I, Jedi
- Author: Michael A. Stackpole
- Cover artist: Drew Struzan
- Language: English
- Series: Canon C
- Subject: Star Wars
- Genre: Science fiction
- Publisher: Bantam Spectra
- Publication date: Hardcover: May 4, 1998 Paperback: June 1, 1999
- Publication place: United States
- Media type: Hardcover & Paperback
- Pages: Hardcover: 464 Paperback: 465
- ISBN: 0-553-10820-4
- Preceded by: Isard's Revenge
- Followed by: Jedi Search

= I, Jedi =

1998 novel by Michael A. Stackpole

I, Jedi is a novel, written by Michael A. Stackpole that is set in the Star Wars galaxy. It was the first Star Wars novel written in the first-person perspective of a character never seen in the movies.
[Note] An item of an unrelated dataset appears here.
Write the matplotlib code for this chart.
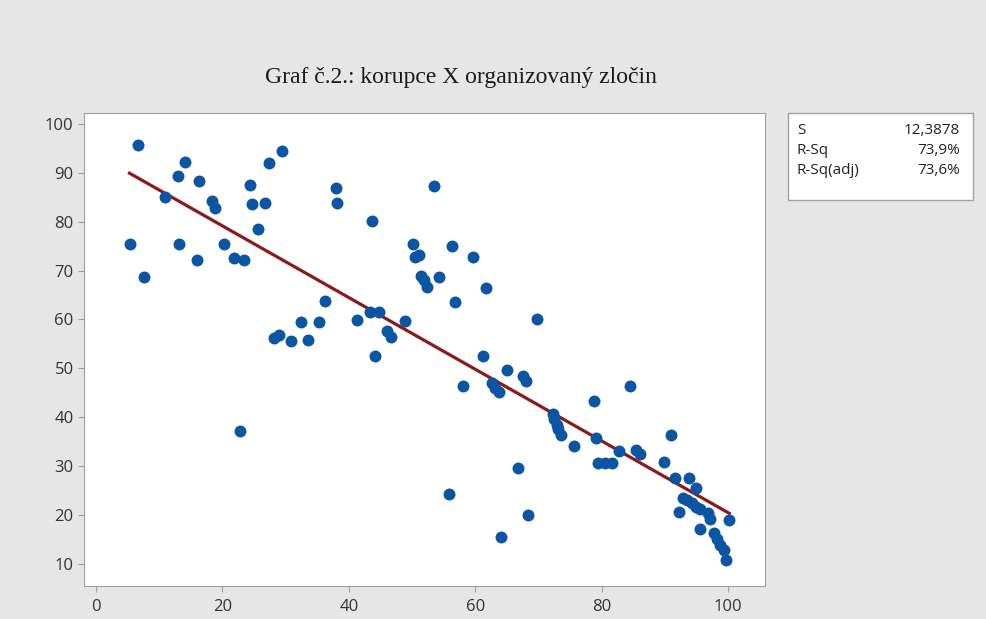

The novel takes place around the same time as Kevin J. Anderson's Jedi Academy Trilogy, around seven years after the events of Return of the Jedi. Like the Jedi Academy Trilogy, I, Jedi is notable in that it provides a detailed, first-hand look at the training of a Jedi Knight. The novel revisits many of the situations first presented by Anderson.

==Plot==
In I, Jedi, Corran Horn must develop his Jedi powers to save the life of his wife, Mirax Terrik.

Corran Horn was a member of the elite X-wing force Rogue Squadron. After returning home from a long campaign to find his wife kidnapped, he turns to Luke Skywalker, the only remaining Jedi Master at the time, for help. This coincides nicely with the master's timing, as he is seeking students for his new Jedi Academy on Yavin 4. Corran knows that he is Force-sensitive, and that only with the Force as his ally can he track down his enemy.
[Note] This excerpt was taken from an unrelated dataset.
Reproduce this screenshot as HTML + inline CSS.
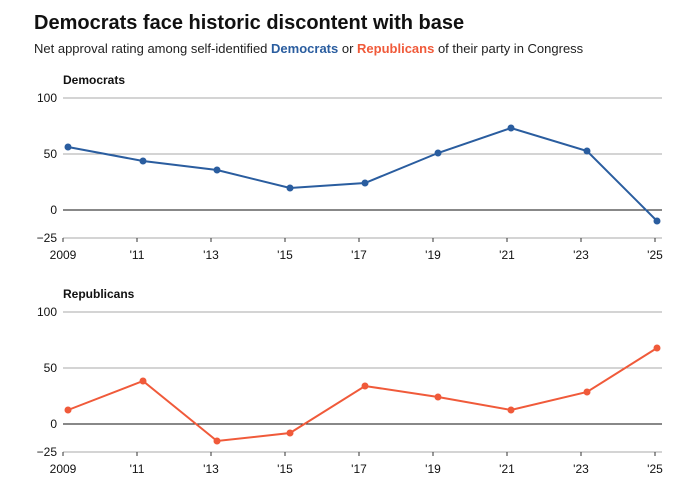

It turns out that Corran's wife, Mirax, was tracking down a group of elusive pirates known as the Invids. The Invids' primary tactic is to drop out of hyperspace with the flagship, an Imperial Star Destroyer named the Invidious, strike, and disappear with perfect timing. As she grew closer to solving the mystery of how these pirates performed their supernaturally accurate attacks, she was kidnapped and placed into stasis on their fortress planet. On the journey to save Mirax, Corran learns that his grandfather was a Jedi, a member of the Halcyon line. His adopted grandfather shows Corran the records that the Jedi had left behind, and with that, Corran eventually makes up his mind to follow in his ancestor's footsteps and become a Jedi. After extensive training and being caught in a crisis involving the risen spirit of the Dark Sith Lord Exar Kun, Corran goes as far as he can, and infiltrates the pirates using his CorSec training. He quickly rises through the ranks, and finds out where Mirax is being held. With the timely help of Luke Skywalker and his squadron friend and wingman, Ooryl Qrygg, he fights his way past the Jensaarai, a splinter group of Jedi who focus on stealth and premonition, and into the fortress, where he is able to rescue his wife.

==Reception==
SF Site concluded: "I, Jedi is smartly executed and fun reading, and that's one of the highest endorsements I can give." Publishers Weekly said: "Stackpole adds many engaging details and minor characters of his own to the Star Wars universe and puts his skill at telling a fluid action story on full display here."